Editor’s note: This market commentary is provided by the Dairy Division at FCStone/Downes-O'Neill in Chicago, Ill.
Class III futures pushed higher once again as total trading volume increased to 974 contracts. After overnight strength, when the spot session traded higher on both blocks and barrels, the bull run was kept fully intact. The 2012 contracts settlement prices ranged from two cents lower in June to 32 cents higher in September. The July through October contracts benefited the most from the bullish move, settling between 29 and 32 higher. The July to October futures pack closed out the day at $17.32, a price level not seen since Jan. 17 of this year.
The surging grain markets, coupled with the higher temperatures, forecasts of 95 to 100 degree weather in Chicago during the outlook conference, are offering fundamental support to what seemed to be a technically driven rally. We will be keeping our attention tuned to the weather reports on the lookout for continued heat which may trigger a supply shortage. Accordingly, the late summer months are our highest contracts on the forward curve.
The U.S. dollar was higher, crude oil was down nearly 2 percent and the Dow was off triple digits. So, where was corn? Limit up of course. December gained 40 cents to close at 594 and synthetics had it trading near $5.97 at the close. Limits will be expanded to 60 cents for Tuesday. Soybeans didn’t close up the limit but did gain 50 cents, closing at 1425.50.

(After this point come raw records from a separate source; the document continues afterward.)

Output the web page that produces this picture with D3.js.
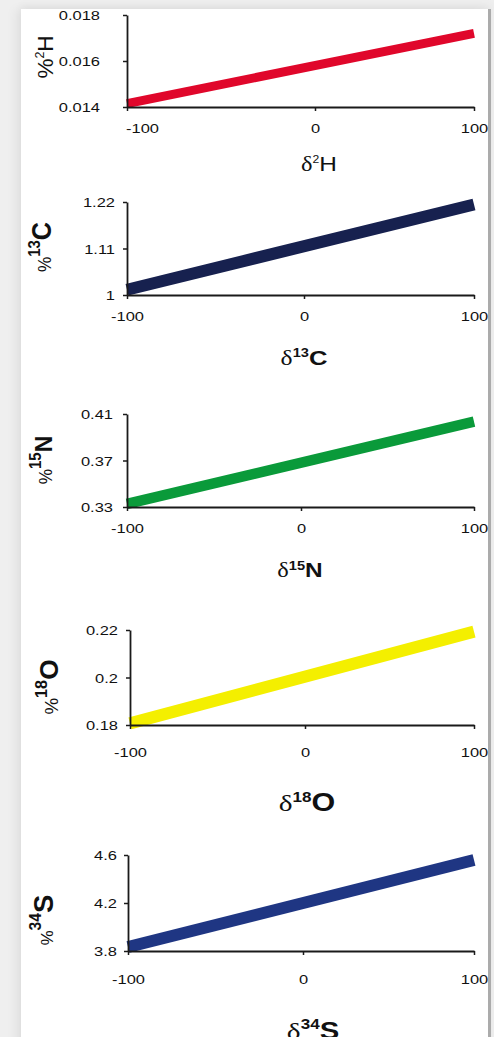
<!DOCTYPE html>
<html>
<head>
<meta charset="utf-8">
<script src="https://cdn.jsdelivr.net/npm/d3@7"></script>
<style>
  html, body { margin: 0; padding: 0; width: 494px; height: 1037px; overflow: hidden; background: #efefef; }
  #card { position: absolute; left: 21px; top: 9px; width: 467px; height: 1100px; background: #fff;
          box-shadow: -6px 0 10px rgba(0,0,0,0.05), 0 -4px 8px rgba(0,0,0,0.04); border-right: 3px solid #ababab; }
  svg { position: absolute; left: 0; top: 0; }
</style>
</head>
<body>
<div id="card"></div>
<svg id="chart" width="494" height="1037"></svg>
<script>
// Isotope abundance (%) versus delta value (‰), one panel per element
const isotopeSymbols = ["H", "C", "N", "O", "S"];
const massNumbers = ["2", "13", "15", "18", "34"];
const deltaTicks = [-100, 0, 100];
const deltaTickLabels = ["-100", "0", "100"];
const deltaEnds = [-100, 100];
const abundanceAtLow = [0.01415, 1.0125, 0.3326, 0.1807, 3.833];
const abundanceAtHigh = [0.0172, 1.214, 0.4034, 0.2193, 4.558];
const yTickValues = [
  [0.014, 0.016, 0.018],
  [1, 1.11, 1.22],
  [0.33, 0.37, 0.41],
  [0.18, 0.2, 0.22],
  [3.8, 4.2, 4.6]
];
const yTickLabels = [
  ["0.014", "0.016", "0.018"],
  ["1", "1.11", "1.22"],
  ["0.33", "0.37", "0.41"],
  ["0.18", "0.2", "0.22"],
  ["3.8", "4.2", "4.6"]
];

// Panel geometry and styling
const SX = 1.22; // horizontal widening of the lettering
const layout = [
  { left: 127, mid: 315, right: 474, top: 15, bottom: 107, tickX: 100, firstDx: 15, xLabelY: 133,
    color: "#e0072b", width: 9, bold: false,
    title: { x: 319, y: 171, d: 20, sup: 10, sym: 20, raise: 8 },
    yTitle: { x: 53, y: 57, pct: 18, sup: 10, sym: 18, raise: 7, sy: 1.25 } },
  { left: 127, mid: 304, right: 474, top: 202, bottom: 295, tickX: 115, firstDx: 0, xLabelY: 321,
    color: "#17214f", width: 12, bold: true,
    title: { x: 304, y: 365, d: 21, sup: 12, sym: 21, raise: 8 },
    yTitle: { x: 51, y: 247, pct: 15, sup: 13, sym: 22, raise: 9, sy: 1.15 } },
  { left: 127, mid: 301, right: 474, top: 414, bottom: 507, tickX: 113, firstDx: 0, xLabelY: 533,
    color: "#0a9a3a", width: 10.5, bold: true,
    title: { x: 300, y: 577, d: 20, sup: 12, sym: 20, raise: 7 },
    yTitle: { x: 52, y: 460, pct: 15, sup: 13, sym: 20, raise: 9, sy: 1.15 } },
  { left: 130, mid: 305, right: 474, top: 630, bottom: 725, tickX: 118, firstDx: 0, xLabelY: 757,
    color: "#f4ef00", width: 12, bold: true,
    title: { x: 307, y: 811, d: 24, sup: 14, sym: 25, raise: 9 },
    yTitle: { x: 58, y: 687, pct: 15, sup: 13, sym: 21, raise: 9, sy: 1.25 } },
  { left: 128, mid: 303, right: 474, top: 855, bottom: 951, tickX: 117, firstDx: 0, xLabelY: 984,
    color: "#1f3683", width: 12, bold: true,
    title: { x: 313, y: 1039, d: 24, sup: 14, sym: 24, raise: 10 },
    yTitle: { x: 53, y: 920, pct: 14, sup: 13, sym: 23, raise: 10, sy: 1.2 } }
];

const SANS = "'Liberation Sans', Arial, sans-serif";
const SERIF = "'Liberation Serif', 'Times New Roman', serif";
const INK = "#1a1a1a";

const svg = d3.select("#chart");

isotopeSymbols.forEach((sym, i) => {
  const L = layout[i];
  const g = svg.append("g");

  const x = d3.scaleLinear().domain(deltaTicks).range([L.left, L.mid, L.right]);
  const yv = yTickValues[i];
  const y = d3.scaleLinear().domain([yv[0], yv[yv.length - 1]]).range([L.bottom, L.top]);

  // abundance line
  const pts = deltaEnds.map((d, k) => [d, k === 0 ? abundanceAtLow[i] : abundanceAtHigh[i]]);
  g.append("path")
    .datum(pts)
    .attr("fill", "none")
    .attr("stroke", L.color)
    .attr("stroke-width", L.width)
    .attr("stroke-linecap", "butt")
    .attr("d", d3.line().x(d => x(d[0])).y(d => y(d[1])));

  // y axis
  const ya = g.append("g")
    .attr("transform", `translate(${L.left},0)`)
    .call(d3.axisLeft(y).tickValues(yv).tickSize(4).tickSizeOuter(0)
      .tickFormat((d, k) => yTickLabels[i][k]));
  // x axis
  const xa = g.append("g")
    .attr("transform", `translate(0,${L.bottom})`)
    .call(d3.axisBottom(x).tickValues(deltaTicks).tickSize(4).tickSizeOuter(0)
      .tickFormat((d, k) => deltaTickLabels[k]));

  [ya, xa].forEach(a => {
    a.select(".domain").attr("stroke", INK).attr("stroke-width", 1.8);
    a.selectAll(".tick line").attr("stroke", INK).attr("stroke-width", 1.5);
    a.selectAll("text")
      .attr("font-family", SANS).attr("font-size", 13.5).attr("fill", "#111");
  });
  ya.selectAll(".tick text")
    .attr("x", null).attr("dy", null)
    .attr("text-anchor", "end")
    .attr("dominant-baseline", "central")
    .attr("transform", `translate(${L.tickX - L.left},0) scale(${SX},1)`);
  xa.selectAll(".tick text")
    .attr("y", null).attr("dy", null)
    .attr("text-anchor", "middle")
    .attr("transform", (d, k) => `translate(${k === 0 ? L.firstDx : 0},${L.xLabelY - L.bottom}) scale(${SX},1)`);

  const weight = L.bold ? "bold" : "normal";

  // x-axis title: δ with mass number superscript
  const T = L.title;
  const tt = g.append("text")
    .attr("transform", `translate(${T.x},${T.y}) scale(${SX},1)`)
    .attr("text-anchor", "middle").attr("fill", "#111");
  tt.append("tspan").attr("font-family", SERIF).attr("font-size", T.d).text("δ");
  tt.append("tspan").attr("font-family", SANS).attr("font-size", T.sup).attr("font-weight", weight)
    .attr("dy", -T.raise).text(massNumbers[i]);
  tt.append("tspan").attr("font-family", SANS).attr("font-size", T.sym).attr("font-weight", weight)
    .attr("dy", T.raise).text(sym);

  // y-axis title: % with mass number superscript, rotated
  const Y = L.yTitle;
  const yt = g.append("text")
    .attr("transform", `translate(${Y.x},${Y.y}) scale(${SX},${Y.sy}) rotate(-90)`)
    .attr("text-anchor", "middle").attr("fill", "#111");
  yt.append("tspan").attr("font-family", SANS).attr("font-size", Y.pct).text("%");
  yt.append("tspan").attr("font-family", SANS).attr("font-size", Y.sup).attr("font-weight", weight)
    .attr("dy", -Y.raise).text(massNumbers[i]);
  yt.append("tspan").attr("font-family", SANS).attr("font-size", Y.sym).attr("font-weight", weight)
    .attr("dy", Y.raise).text(sym);
});
</script>
</body>
</html>
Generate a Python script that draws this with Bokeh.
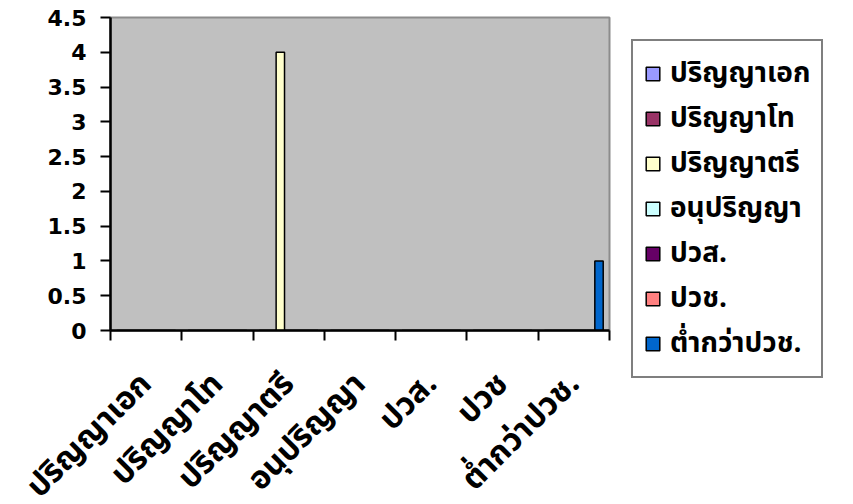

Six- to 10-day and 11-14 day weather maps are red (hot) and brown (dry) and we are already working with less than needed moisture levels. Since the crop was planted early in most areas, pollination is likely to be getting under way by July 1 and there are no signs of rain yet.
On Monday, the USDA crop condition ratings continued to plummet, showing corn down 3 percent this week to 53 percent good/excellent and soybeans down a massive 7 percent to 56 percent good/excellent. Illinois and Indiana led the sharp declines falling by 15 percent and 10 percent, respectively, on corn and by 12 percent in each state on soybeans, verifying the market’s concern of extreme dryness. With the report coming up on Friday and the corn market having rallied near 20 percent from the recent lows, we’d be looking to purchase short-term put options to protect against any gains on forward contracts or futures purchases.
We look for corn to open -1 to 4 cents higher and for beans to open 3 to 8 lower.